NEW YORK — Borden Chemicals and Plastics, a limited partnership affiliated with the dairy products conglomerate, on February 18 ordered a shipment of toxic mercury waste returned from South Africa to the Louisiana plant where it was generated, following exposure of the scheme by Greenpeace.
In a letter, W. Bailey Barton, a vice president of Borden Inc in Columbus, Ohio, said Greenpeace "raises issues of health effects [Borden] takes very seriously. We intend to investigate your charges immediately, including revisiting the [South African] facility as soon as practicable. In the meantime, we are ordering the recall of the depleted catalyst now en route ... and discontinuing further shipments."
The reversal came two days after Greenpeace alerted the Louisiana Department of Environmental Quality and US Customs that 160 barrels of spent mercuric chloride were due to arrive in Durban on February 21. The wastes, banned from US land fills, were headed for Thor Chemicals, a South African "recycling" firm whose poor environmental record and ill treatment of black workers has received international criticism.

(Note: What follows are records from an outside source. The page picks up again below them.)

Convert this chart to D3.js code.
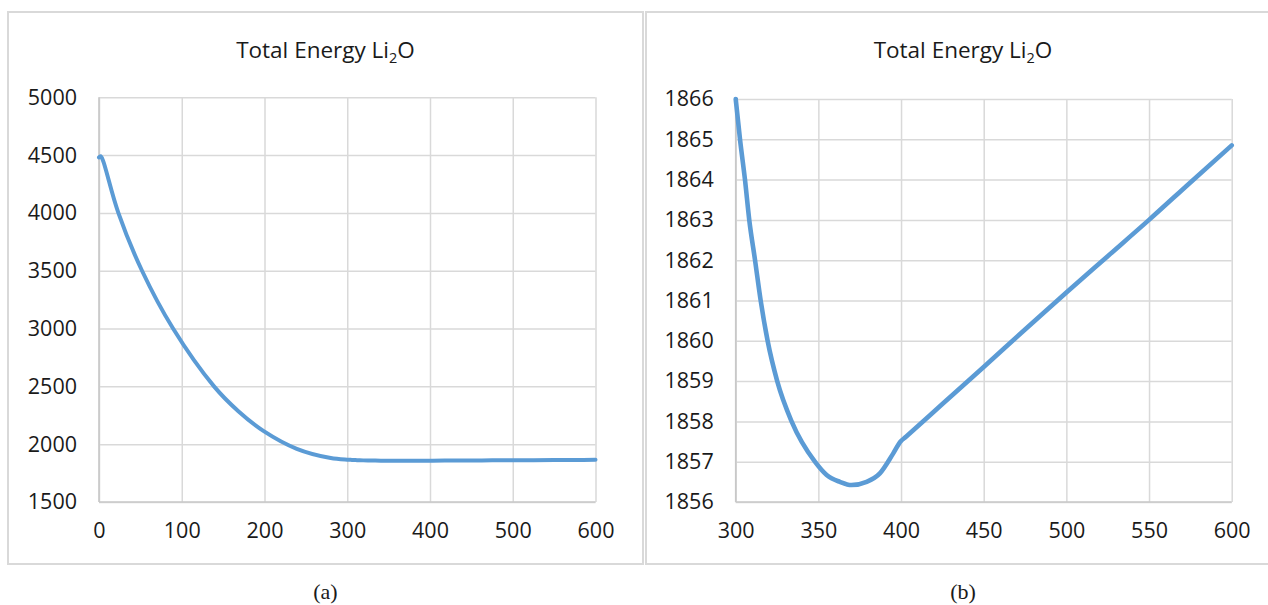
<!DOCTYPE html>
<html>
<head>
<meta charset="utf-8">
<script src="https://cdn.jsdelivr.net/npm/d3@7"></script>
<style>
  body { margin: 0; background: #fff; }
  svg { display: block; }
  .lbl { font-family: "Open Sans", sans-serif; fill: #1a1a1a; }
  .cap { font-family: "Liberation Serif", serif; fill: #1a1a1a; }
</style>
</head>
<body>
<svg id="fig" width="1268" height="605"></svg>
<script>
// MD run: simulation step vs total energy of Li2O
const steps = [0, 2, 5, 8, 23.4, 52, 89.5, 139, 168.4, 198.6, 239, 280,
  300, 302.6, 305.6, 308.2, 311.7, 315.1, 319.3, 325.1, 333.8, 347.9,
  355, 363, 370, 379.2, 387.2, 395.2, 399.7, 403, 425, 450, 475, 500, 525, 550, 575, 600];
const energy = [4480, 4490, 4450, 4380, 4000, 3500, 3000, 2500, 2285, 2115, 1960, 1880,
  1866, 1865, 1864, 1863, 1862, 1861, 1860, 1859, 1858, 1857,
  1856.67, 1856.5, 1856.42, 1856.5, 1856.71, 1857.2, 1857.5, 1857.62, 1858.43, 1859.35,
  1860.28, 1861.2, 1862.1, 1863.0, 1863.93, 1864.85];

const fullXTicks = [0, 100, 200, 300, 400, 500, 600];
const fullYTicks = [1500, 2000, 2500, 3000, 3500, 4000, 4500, 5000];
const zoomXTicks = [300, 350, 400, 450, 500, 550, 600];
const zoomYTicks = [1856, 1857, 1858, 1859, 1860, 1861, 1862, 1863, 1864, 1865, 1866];

const captions = ["(a)", "(b)"];

const points = steps.map((s, i) => ({ s, e: energy[i] }));

const panels = [
  { frame: { x: 8, y: 12, w: 635, h: 552 },
    plot: { x0: 99, x1: 595.5, y0: 97.3, y1: 502 },
    xDomain: [0, 600], yDomain: [1500, 5000],
    xTicks: fullXTicks, yTicks: fullYTicks,
    data: points, lineWidth: 4, curve: d3.curveCatmullRom.alpha(0.5), caption: captions[0] },
  { frame: { x: 646, y: 12, w: 634, h: 552 },
    plot: { x0: 735.7, x1: 1231.7, y0: 99, y1: 502 },
    xDomain: [300, 600], yDomain: [1856, 1866],
    xTicks: zoomXTicks, yTicks: zoomYTicks,
    data: points.filter(p => p.s >= 300), lineWidth: 4.6, curve: d3.curveMonotoneX, caption: captions[1] }
];

const svg = d3.select("#fig");
svg.append("rect").attr("width", 1268).attr("height", 605).attr("fill", "#fff");

const gridColor = "#d9d9d9";
const labelSize = 21.5;

panels.forEach(p => {
  const g = svg.append("g");
  const f = p.frame, pl = p.plot;

  // chart frame
  g.append("rect")
    .attr("x", f.x).attr("y", f.y).attr("width", f.w).attr("height", f.h)
    .attr("fill", "#fff").attr("stroke", gridColor).attr("stroke-width", 2);

  const x = d3.scaleLinear().domain(p.xDomain).range([pl.x0, pl.x1]);
  const y = d3.scaleLinear().domain(p.yDomain).range([pl.y1, pl.y0]);

  // horizontal gridlines + y labels
  const ya = g.append("g").attr("transform", `translate(${pl.x0},0)`)
    .call(d3.axisLeft(y).tickValues(p.yTicks).tickFormat(d3.format("d"))
      .tickSize(-(pl.x1 - pl.x0)).tickPadding(22));
  ya.select(".domain").remove();
  ya.selectAll(".tick line").attr("stroke", gridColor).attr("stroke-width", 1.5);
  ya.selectAll(".tick text").attr("class", "lbl").attr("font-size", labelSize);

  // vertical gridlines + x labels
  const xa = g.append("g").attr("transform", `translate(0,${pl.y1})`)
    .call(d3.axisBottom(x).tickValues(p.xTicks).tickFormat(d3.format("d"))
      .tickSize(-(pl.y1 - pl.y0)).tickPadding(21));
  xa.select(".domain").remove();
  xa.selectAll(".tick line").attr("stroke", gridColor).attr("stroke-width", 1.5);
  xa.selectAll(".tick text").attr("class", "lbl").attr("font-size", labelSize);

  // axis lines
  g.append("line").attr("x1", pl.x0).attr("x2", pl.x0).attr("y1", pl.y0).attr("y2", pl.y1)
    .attr("stroke", "#c8c8c8").attr("stroke-width", 1.6);
  g.append("line").attr("x1", pl.x0).attr("x2", pl.x1).attr("y1", pl.y1).attr("y2", pl.y1)
    .attr("stroke", "#c8c8c8").attr("stroke-width", 1.6);

  // energy curve
  const line = d3.line().x(d => x(d.s)).y(d => y(d.e)).curve(p.curve);
  g.append("path").datum(p.data)
    .attr("d", line)
    .attr("fill", "none").attr("stroke", "#5b9bd5")
    .attr("stroke-width", p.lineWidth).attr("stroke-linejoin", "round").attr("stroke-linecap", "round");

  // title
  const cx = f.x + f.w / 2;
  const t = g.append("text").attr("class", "lbl").attr("x", cx).attr("y", 58)
    .attr("text-anchor", "middle").attr("font-size", 22.5);
  t.append("tspan").text("Total Energy Li");
  t.append("tspan").attr("font-size", 14.5).attr("dy", 5).text("2");
  t.append("tspan").attr("dy", -5).text("O");

  // caption under the frame
  svg.append("text").attr("class", "cap").attr("x", cx).attr("y", 599)
    .attr("text-anchor", "middle").attr("font-size", 22).text(p.caption);
});
</script>
</body>
</html>
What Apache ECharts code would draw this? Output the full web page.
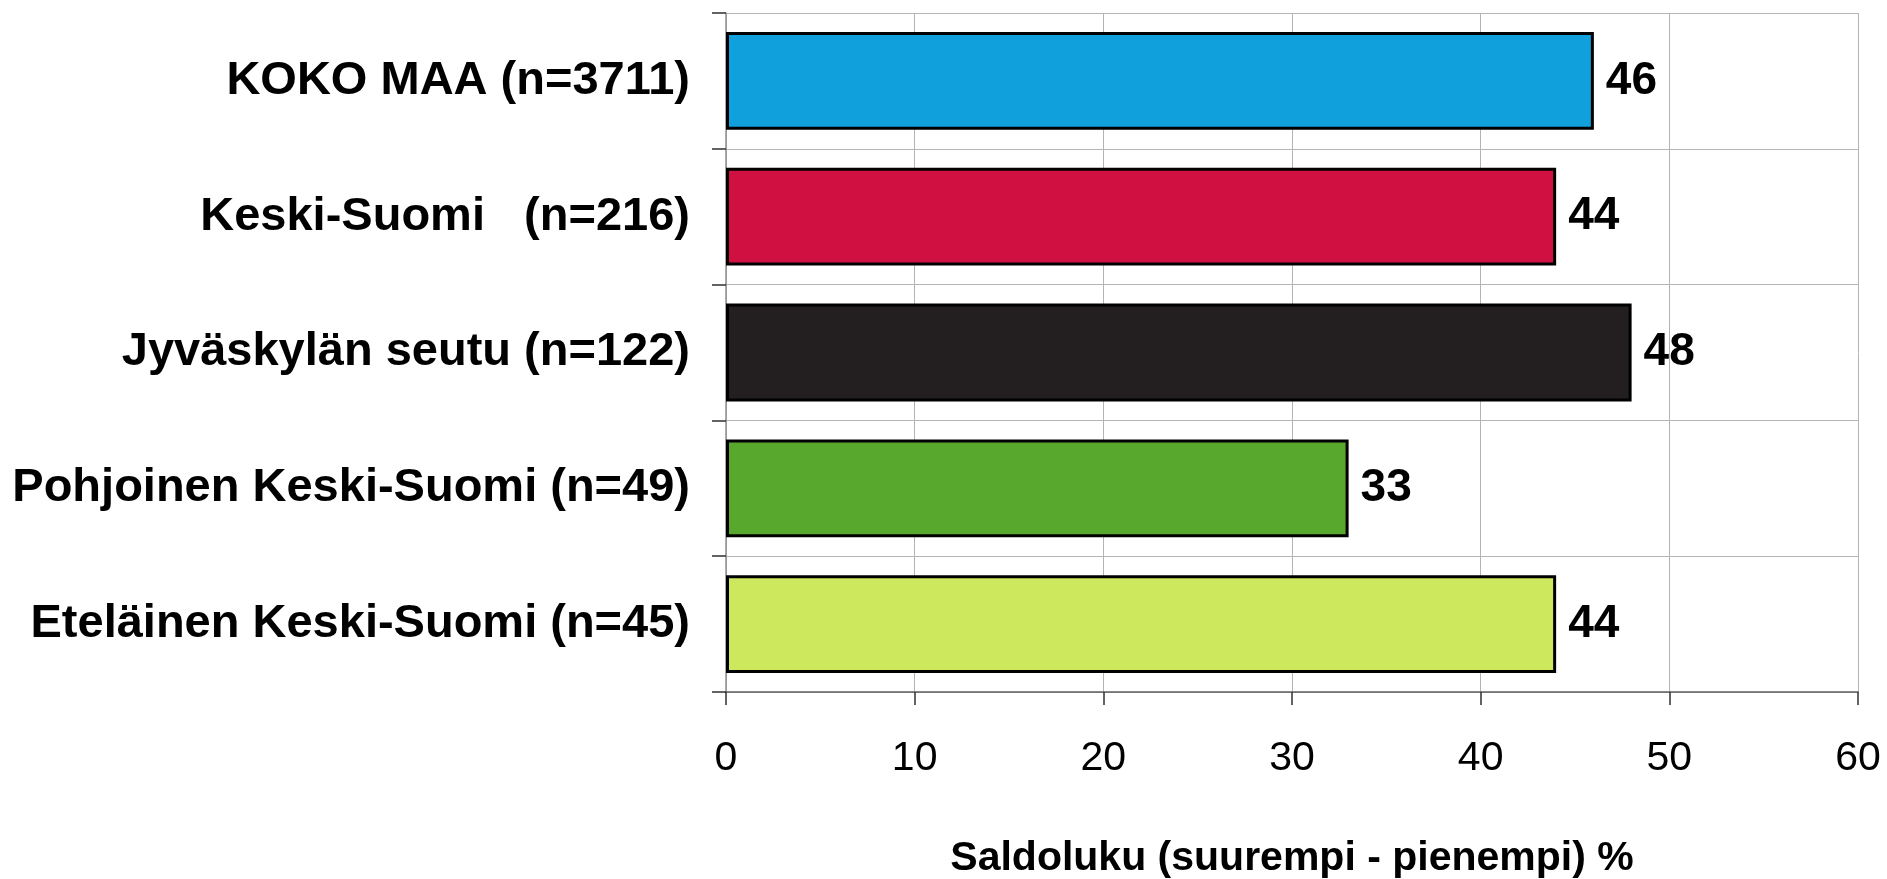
<!DOCTYPE html>
<html>
<head>
<meta charset="utf-8">
<script src="https://cdn.jsdelivr.net/npm/echarts@6/dist/echarts.min.js"></script>
<style>
  html, body { margin: 0; padding: 0; background: #fff; }
  #saldo { width: 1887px; height: 879px; }
</style>
</head>
<body>
<div id="saldo"></div>
<script>
  var regions = ['KOKO MAA (n=3711)', 'Keski-Suomi   (n=216)', 'Jyväskylän seutu (n=122)',
                 'Pohjoinen Keski-Suomi (n=49)', 'Eteläinen Keski-Suomi (n=45)'];
  var saldo = [46, 44, 48, 33, 44];
  var barColors = ['#10a0db', '#cf1040', '#231f20', '#58a82e', '#cde85c'];
  var axisTitle = 'Saldoluku (suurempi - pienempi) %';

  var font = "'Liberation Sans', Arial, sans-serif";
  var chart = echarts.init(document.getElementById('saldo'));

  chart.setOption({
    animation: false,
    grid: { left: 726, right: 29, top: 13, bottom: 187, outerBoundsMode: 'none', containLabel: false },
    xAxis: {
      type: 'value',
      min: 0,
      max: 60,
      interval: 10,
      name: axisTitle,
      nameLocation: 'middle',
      nameGap: 146,
      nameTextStyle: { fontFamily: font, fontSize: 41, fontWeight: 'bold', color: '#000' },
      axisLine: { show: true, lineStyle: { color: '#606060', width: 1.5 } },
      axisTick: { show: true, length: 13, lineStyle: { color: '#303030', width: 1.5 } },
      axisLabel: { margin: 46, fontFamily: font, fontSize: 41, color: '#000' },
      splitLine: { show: true, lineStyle: { color: '#b4b4b4', width: 1 } }
    },
    yAxis: {
      type: 'category',
      data: regions,
      inverse: true,
      axisLine: { show: true, lineStyle: { color: '#909090', width: 1.5 } },
      axisTick: { show: true, length: 14, lineStyle: { color: '#303030', width: 1.5 } },
      axisLabel: { margin: 36, fontFamily: font, fontSize: 47, fontWeight: 'bold', color: '#000' },
      splitLine: { show: true, lineStyle: { color: '#b4b4b4', width: 1 } }
    },
    series: [
      {
        type: 'bar',
        barCategoryGap: '28%',
        data: saldo.map(function(v, i) {
          return { value: v, itemStyle: { color: barColors[i] } };
        }),
        itemStyle: { borderColor: '#000', borderWidth: 3 },
        label: {
          show: true,
          position: 'right',
          distance: 12,
          fontFamily: font,
          fontSize: 46,
          fontWeight: 'bold',
          color: '#000'
        }
      }
    ]
  });
</script>
</body>
</html>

"This is a victory for international environmental justice, but only a partial one", said Kenny Bruno of Greenpeace's toxic trade campaign. "Now Borden should sever all ties to Thor and recall all of its waste stockpiled in South Africa."
Bruno said responsibility for stopping such practices goes beyond Borden: "President Clinton should hear a very strong message that the international community has no tolerance for dumping waste on Third World countries. He must put an end to this deadly and unjust trade in poisons, even when it occurs in the name of 'recycling'."
According to sources in South Africa, Thor is stockpiling over 4 million pounds of mercury wastes. In 1991, authorities in Louisiana said Borden's used catalyst was a hazardous waste and could not be exported, but Borden won an appeal on grounds that the waste was being "recycled" — a claim contradicted by the stockpiles at Thor.